_Exercise requirements:_
From the very first line of the data to the line containing "(rs) |- (B.west);", retype everything exactly, leaving the pictures behind.

Plotting code records
▽
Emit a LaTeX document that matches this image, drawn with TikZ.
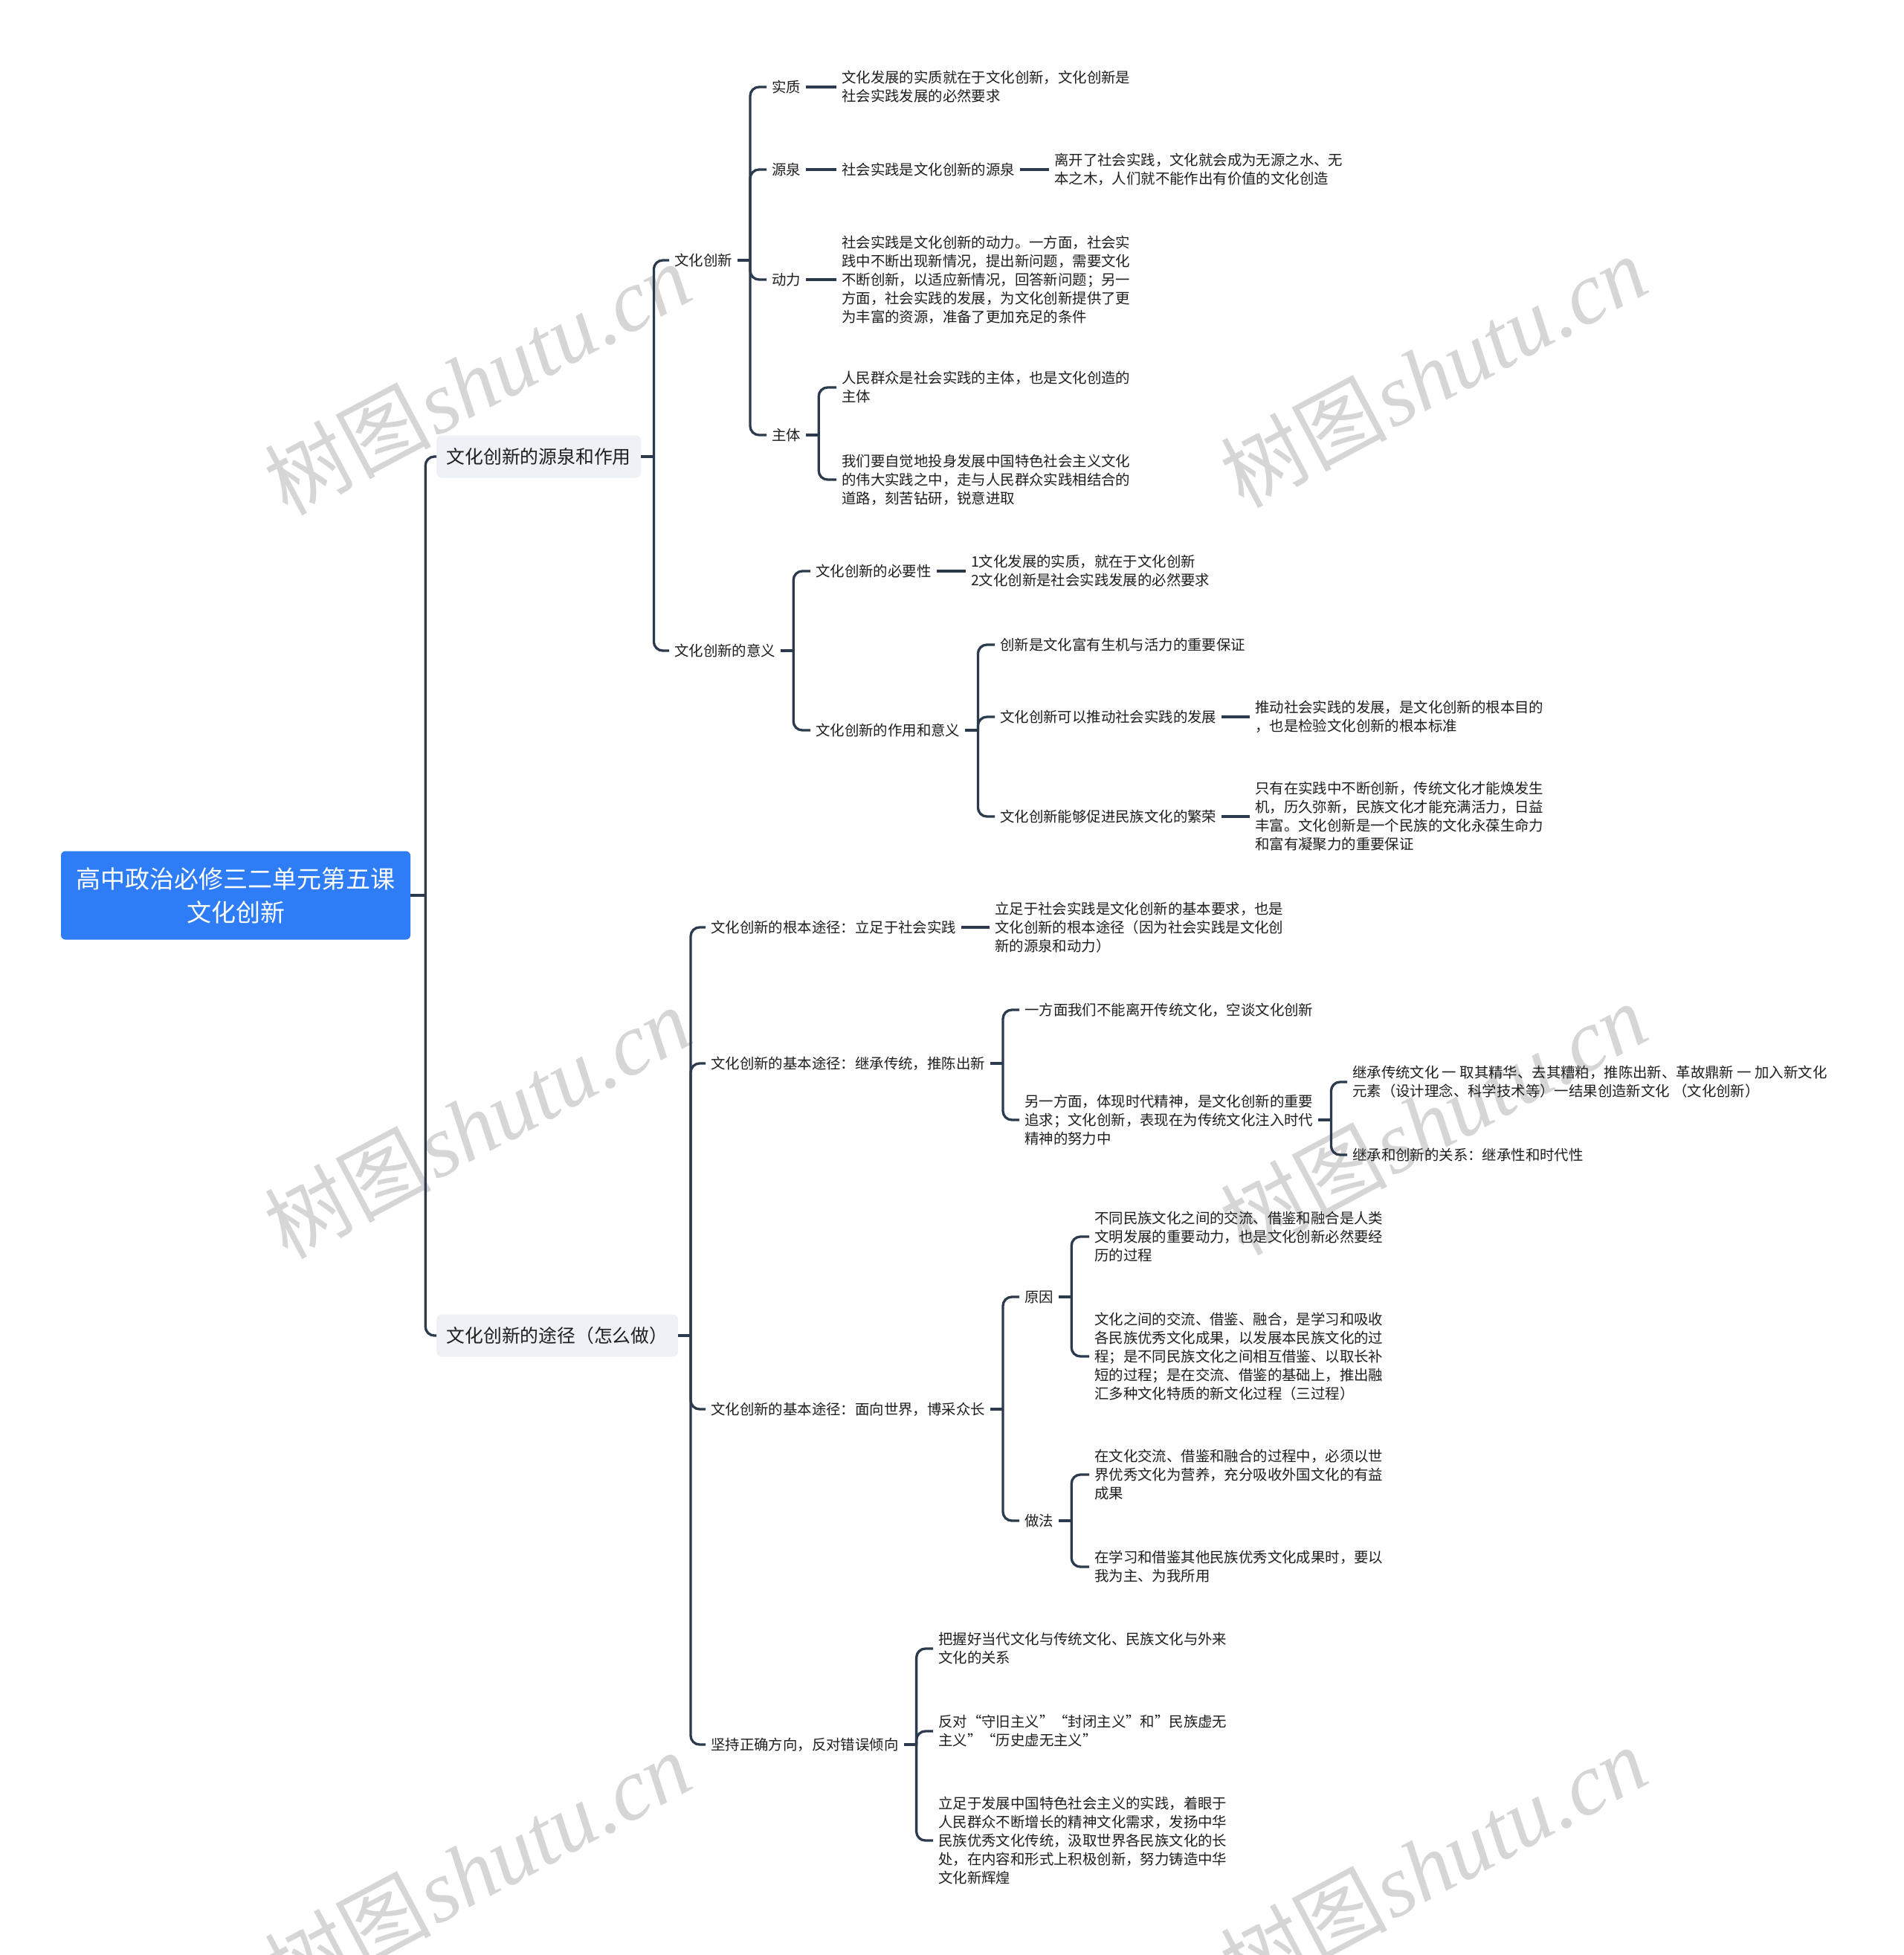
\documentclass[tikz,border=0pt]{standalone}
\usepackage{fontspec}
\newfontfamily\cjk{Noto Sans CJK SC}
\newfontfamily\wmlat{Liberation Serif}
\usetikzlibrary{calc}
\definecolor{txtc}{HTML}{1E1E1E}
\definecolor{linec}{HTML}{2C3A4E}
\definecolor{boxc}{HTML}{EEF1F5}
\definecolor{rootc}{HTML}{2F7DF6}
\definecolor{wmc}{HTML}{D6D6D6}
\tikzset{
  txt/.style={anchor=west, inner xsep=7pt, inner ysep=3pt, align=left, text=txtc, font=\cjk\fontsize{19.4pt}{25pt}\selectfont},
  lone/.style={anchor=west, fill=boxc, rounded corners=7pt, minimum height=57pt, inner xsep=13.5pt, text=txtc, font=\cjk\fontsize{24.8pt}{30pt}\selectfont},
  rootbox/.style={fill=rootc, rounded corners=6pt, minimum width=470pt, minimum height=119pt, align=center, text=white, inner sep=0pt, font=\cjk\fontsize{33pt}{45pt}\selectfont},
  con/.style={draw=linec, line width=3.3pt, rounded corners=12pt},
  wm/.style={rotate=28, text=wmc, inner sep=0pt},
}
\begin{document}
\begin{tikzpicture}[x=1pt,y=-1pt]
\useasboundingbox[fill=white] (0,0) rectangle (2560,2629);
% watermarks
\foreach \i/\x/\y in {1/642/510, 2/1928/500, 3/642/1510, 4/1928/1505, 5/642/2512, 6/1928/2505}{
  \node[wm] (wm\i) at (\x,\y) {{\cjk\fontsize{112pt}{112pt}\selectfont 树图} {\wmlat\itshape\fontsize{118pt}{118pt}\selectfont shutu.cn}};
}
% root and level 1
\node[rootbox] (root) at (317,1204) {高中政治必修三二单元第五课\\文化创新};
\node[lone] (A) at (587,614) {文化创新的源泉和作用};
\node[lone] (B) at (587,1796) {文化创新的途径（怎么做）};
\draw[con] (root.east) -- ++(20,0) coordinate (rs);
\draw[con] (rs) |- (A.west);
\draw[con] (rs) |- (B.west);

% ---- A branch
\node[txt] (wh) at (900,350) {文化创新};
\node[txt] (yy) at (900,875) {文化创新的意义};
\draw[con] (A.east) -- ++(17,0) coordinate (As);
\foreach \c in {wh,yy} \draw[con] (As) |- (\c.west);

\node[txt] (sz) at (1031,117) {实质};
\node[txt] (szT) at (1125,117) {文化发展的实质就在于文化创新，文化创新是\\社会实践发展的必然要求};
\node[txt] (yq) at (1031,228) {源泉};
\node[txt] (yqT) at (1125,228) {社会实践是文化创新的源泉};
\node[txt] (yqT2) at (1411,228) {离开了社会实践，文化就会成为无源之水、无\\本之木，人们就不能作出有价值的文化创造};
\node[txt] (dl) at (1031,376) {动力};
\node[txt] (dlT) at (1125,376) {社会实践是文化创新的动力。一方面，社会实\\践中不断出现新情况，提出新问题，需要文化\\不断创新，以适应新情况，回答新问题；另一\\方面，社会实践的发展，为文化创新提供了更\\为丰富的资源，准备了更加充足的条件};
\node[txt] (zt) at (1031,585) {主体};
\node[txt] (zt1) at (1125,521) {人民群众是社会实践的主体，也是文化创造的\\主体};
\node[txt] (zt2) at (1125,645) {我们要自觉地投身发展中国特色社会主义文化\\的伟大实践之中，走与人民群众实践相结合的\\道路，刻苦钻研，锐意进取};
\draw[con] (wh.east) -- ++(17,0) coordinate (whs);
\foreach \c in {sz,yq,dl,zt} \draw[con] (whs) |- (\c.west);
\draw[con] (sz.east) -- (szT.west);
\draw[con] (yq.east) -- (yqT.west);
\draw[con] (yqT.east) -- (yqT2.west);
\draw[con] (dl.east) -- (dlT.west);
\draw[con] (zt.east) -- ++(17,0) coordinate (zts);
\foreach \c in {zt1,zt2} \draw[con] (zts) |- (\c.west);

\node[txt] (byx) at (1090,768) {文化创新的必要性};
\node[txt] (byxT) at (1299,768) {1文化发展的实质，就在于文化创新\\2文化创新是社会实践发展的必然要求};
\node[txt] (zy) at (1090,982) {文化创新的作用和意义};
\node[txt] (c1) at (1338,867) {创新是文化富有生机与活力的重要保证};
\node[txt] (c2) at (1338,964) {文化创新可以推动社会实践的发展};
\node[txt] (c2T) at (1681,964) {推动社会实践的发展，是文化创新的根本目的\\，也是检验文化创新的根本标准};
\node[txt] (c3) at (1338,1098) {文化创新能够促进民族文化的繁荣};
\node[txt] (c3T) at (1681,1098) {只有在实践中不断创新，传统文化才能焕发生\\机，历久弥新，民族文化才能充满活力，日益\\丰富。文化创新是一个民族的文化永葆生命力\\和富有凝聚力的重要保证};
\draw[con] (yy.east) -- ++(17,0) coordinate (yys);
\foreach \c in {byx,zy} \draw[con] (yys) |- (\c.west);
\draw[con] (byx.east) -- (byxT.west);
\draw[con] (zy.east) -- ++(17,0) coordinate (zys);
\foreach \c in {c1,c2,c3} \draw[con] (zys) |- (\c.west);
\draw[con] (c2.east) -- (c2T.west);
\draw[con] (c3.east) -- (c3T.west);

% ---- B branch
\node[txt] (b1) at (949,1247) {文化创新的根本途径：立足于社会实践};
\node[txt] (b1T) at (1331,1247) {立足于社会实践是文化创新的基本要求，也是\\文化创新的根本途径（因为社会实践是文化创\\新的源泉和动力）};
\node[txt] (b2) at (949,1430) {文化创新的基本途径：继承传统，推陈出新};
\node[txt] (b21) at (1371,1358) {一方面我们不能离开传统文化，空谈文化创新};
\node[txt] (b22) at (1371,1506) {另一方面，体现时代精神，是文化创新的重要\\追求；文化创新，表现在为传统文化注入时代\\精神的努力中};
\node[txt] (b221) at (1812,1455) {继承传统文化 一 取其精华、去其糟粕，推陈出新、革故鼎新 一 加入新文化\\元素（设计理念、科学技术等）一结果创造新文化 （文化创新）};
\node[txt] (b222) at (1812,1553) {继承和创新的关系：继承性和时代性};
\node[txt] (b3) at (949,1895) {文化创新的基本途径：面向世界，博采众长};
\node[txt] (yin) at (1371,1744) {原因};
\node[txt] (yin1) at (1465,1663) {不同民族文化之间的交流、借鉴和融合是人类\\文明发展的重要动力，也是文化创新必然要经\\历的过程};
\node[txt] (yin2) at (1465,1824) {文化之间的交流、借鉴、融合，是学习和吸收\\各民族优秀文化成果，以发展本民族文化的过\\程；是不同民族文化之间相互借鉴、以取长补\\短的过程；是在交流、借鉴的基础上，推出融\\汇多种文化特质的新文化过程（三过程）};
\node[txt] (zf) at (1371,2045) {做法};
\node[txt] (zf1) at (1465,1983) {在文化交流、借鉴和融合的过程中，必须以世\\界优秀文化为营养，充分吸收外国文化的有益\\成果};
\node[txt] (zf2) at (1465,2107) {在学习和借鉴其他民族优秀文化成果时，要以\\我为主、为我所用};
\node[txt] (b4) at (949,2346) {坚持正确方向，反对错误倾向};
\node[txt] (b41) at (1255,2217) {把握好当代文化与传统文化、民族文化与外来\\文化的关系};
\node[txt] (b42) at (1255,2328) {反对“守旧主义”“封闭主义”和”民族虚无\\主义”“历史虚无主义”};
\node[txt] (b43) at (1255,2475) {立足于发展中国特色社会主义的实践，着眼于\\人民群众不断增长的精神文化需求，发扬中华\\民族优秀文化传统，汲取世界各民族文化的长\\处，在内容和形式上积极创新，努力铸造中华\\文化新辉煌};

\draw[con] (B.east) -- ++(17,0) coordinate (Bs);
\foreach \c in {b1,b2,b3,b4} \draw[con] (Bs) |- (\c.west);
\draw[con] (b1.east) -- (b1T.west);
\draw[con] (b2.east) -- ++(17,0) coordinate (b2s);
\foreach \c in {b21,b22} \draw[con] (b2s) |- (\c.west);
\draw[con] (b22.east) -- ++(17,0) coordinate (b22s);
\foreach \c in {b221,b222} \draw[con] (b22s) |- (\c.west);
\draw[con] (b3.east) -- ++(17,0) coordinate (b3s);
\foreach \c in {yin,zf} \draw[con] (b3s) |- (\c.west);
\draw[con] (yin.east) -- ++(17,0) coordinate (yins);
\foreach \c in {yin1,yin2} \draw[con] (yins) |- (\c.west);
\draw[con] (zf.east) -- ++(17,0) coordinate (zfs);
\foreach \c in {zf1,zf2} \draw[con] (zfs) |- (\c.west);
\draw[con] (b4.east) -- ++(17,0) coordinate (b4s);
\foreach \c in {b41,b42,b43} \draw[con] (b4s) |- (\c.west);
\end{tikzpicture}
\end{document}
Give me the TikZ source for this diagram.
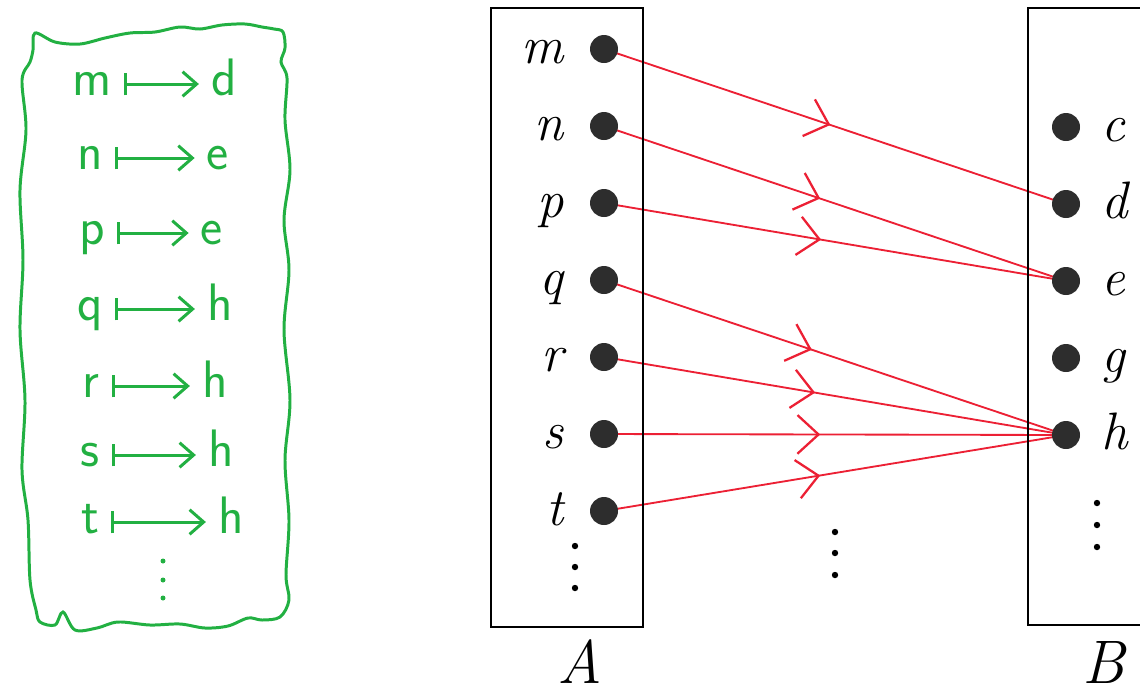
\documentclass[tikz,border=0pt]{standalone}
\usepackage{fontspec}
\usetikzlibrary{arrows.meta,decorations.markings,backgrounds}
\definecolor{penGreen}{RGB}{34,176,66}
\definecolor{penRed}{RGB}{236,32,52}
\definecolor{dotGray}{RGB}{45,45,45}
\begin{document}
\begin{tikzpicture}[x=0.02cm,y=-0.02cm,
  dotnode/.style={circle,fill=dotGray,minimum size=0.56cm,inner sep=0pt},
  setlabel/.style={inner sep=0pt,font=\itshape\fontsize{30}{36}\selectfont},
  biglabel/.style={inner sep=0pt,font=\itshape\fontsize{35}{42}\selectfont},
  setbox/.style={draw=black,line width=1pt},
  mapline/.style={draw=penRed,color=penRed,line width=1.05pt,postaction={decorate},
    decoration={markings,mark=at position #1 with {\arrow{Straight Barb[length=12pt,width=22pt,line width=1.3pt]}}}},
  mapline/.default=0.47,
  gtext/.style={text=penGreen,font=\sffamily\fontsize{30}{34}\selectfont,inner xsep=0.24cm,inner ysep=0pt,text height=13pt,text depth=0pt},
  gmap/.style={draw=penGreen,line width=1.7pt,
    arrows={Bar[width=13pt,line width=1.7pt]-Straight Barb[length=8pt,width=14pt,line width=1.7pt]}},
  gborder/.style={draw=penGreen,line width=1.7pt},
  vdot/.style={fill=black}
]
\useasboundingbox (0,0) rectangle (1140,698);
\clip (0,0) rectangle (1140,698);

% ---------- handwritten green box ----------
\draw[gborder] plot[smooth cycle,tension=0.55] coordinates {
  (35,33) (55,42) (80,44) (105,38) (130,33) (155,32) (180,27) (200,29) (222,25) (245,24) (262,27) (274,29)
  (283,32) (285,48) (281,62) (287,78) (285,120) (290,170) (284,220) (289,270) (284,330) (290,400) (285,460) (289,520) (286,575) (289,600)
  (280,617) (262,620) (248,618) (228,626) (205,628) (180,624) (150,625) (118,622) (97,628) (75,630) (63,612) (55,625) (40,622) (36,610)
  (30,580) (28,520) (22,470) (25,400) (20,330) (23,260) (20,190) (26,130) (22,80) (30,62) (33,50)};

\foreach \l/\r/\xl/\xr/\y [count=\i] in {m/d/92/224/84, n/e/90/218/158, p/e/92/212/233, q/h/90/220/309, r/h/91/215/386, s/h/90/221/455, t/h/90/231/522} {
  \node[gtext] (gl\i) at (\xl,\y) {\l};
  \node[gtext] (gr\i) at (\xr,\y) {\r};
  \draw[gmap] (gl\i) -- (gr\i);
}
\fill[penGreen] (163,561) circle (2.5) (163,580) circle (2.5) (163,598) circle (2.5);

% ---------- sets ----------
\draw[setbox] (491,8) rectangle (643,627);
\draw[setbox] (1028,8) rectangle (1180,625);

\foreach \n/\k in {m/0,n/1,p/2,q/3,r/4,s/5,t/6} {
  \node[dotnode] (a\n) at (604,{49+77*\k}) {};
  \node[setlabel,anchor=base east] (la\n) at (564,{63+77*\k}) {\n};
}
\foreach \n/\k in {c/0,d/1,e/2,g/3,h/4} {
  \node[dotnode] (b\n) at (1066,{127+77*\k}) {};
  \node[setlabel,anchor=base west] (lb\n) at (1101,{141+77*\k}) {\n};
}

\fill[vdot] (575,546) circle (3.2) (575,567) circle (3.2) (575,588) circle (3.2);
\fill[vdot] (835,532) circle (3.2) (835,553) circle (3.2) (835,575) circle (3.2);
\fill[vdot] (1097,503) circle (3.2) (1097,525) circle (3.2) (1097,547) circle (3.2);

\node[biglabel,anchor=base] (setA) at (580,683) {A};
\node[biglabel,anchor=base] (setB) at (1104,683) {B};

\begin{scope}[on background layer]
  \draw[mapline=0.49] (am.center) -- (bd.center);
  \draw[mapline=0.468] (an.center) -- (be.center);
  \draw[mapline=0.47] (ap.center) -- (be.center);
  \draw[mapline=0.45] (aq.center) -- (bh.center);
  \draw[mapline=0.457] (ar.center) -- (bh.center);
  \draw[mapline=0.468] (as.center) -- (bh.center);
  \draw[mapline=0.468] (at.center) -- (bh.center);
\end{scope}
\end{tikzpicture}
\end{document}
△
_Full output:_
Emit a LaTeX document that matches this image, drawn with TikZ.
\documentclass[tikz,border=0pt]{standalone}
\usepackage{fontspec}
\newfontfamily\cjk{Noto Sans CJK SC}
\newfontfamily\wmlat{Liberation Serif}
\usetikzlibrary{calc}
\definecolor{txtc}{HTML}{1E1E1E}
\definecolor{linec}{HTML}{2C3A4E}
\definecolor{boxc}{HTML}{EEF1F5}
\definecolor{rootc}{HTML}{2F7DF6}
\definecolor{wmc}{HTML}{D6D6D6}
\tikzset{
  txt/.style={anchor=west, inner xsep=7pt, inner ysep=3pt, align=left, text=txtc, font=\cjk\fontsize{19.4pt}{25pt}\selectfont},
  lone/.style={anchor=west, fill=boxc, rounded corners=7pt, minimum height=57pt, inner xsep=13.5pt, text=txtc, font=\cjk\fontsize{24.8pt}{30pt}\selectfont},
  rootbox/.style={fill=rootc, rounded corners=6pt, minimum width=470pt, minimum height=119pt, align=center, text=white, inner sep=0pt, font=\cjk\fontsize{33pt}{45pt}\selectfont},
  con/.style={draw=linec, line width=3.3pt, rounded corners=12pt},
  wm/.style={rotate=28, text=wmc, inner sep=0pt},
}
\begin{document}
\begin{tikzpicture}[x=1pt,y=-1pt]
\useasboundingbox[fill=white] (0,0) rectangle (2560,2629);
% watermarks
\foreach \i/\x/\y in {1/642/510, 2/1928/500, 3/642/1510, 4/1928/1505, 5/642/2512, 6/1928/2505}{
  \node[wm] (wm\i) at (\x,\y) {{\cjk\fontsize{112pt}{112pt}\selectfont 树图} {\wmlat\itshape\fontsize{118pt}{118pt}\selectfont shutu.cn}};
}
% root and level 1
\node[rootbox] (root) at (317,1204) {高中政治必修三二单元第五课\\文化创新};
\node[lone] (A) at (587,614) {文化创新的源泉和作用};
\node[lone] (B) at (587,1796) {文化创新的途径（怎么做）};
\draw[con] (root.east) -- ++(20,0) coordinate (rs);
\draw[con] (rs) |- (A.west);
\draw[con] (rs) |- (B.west);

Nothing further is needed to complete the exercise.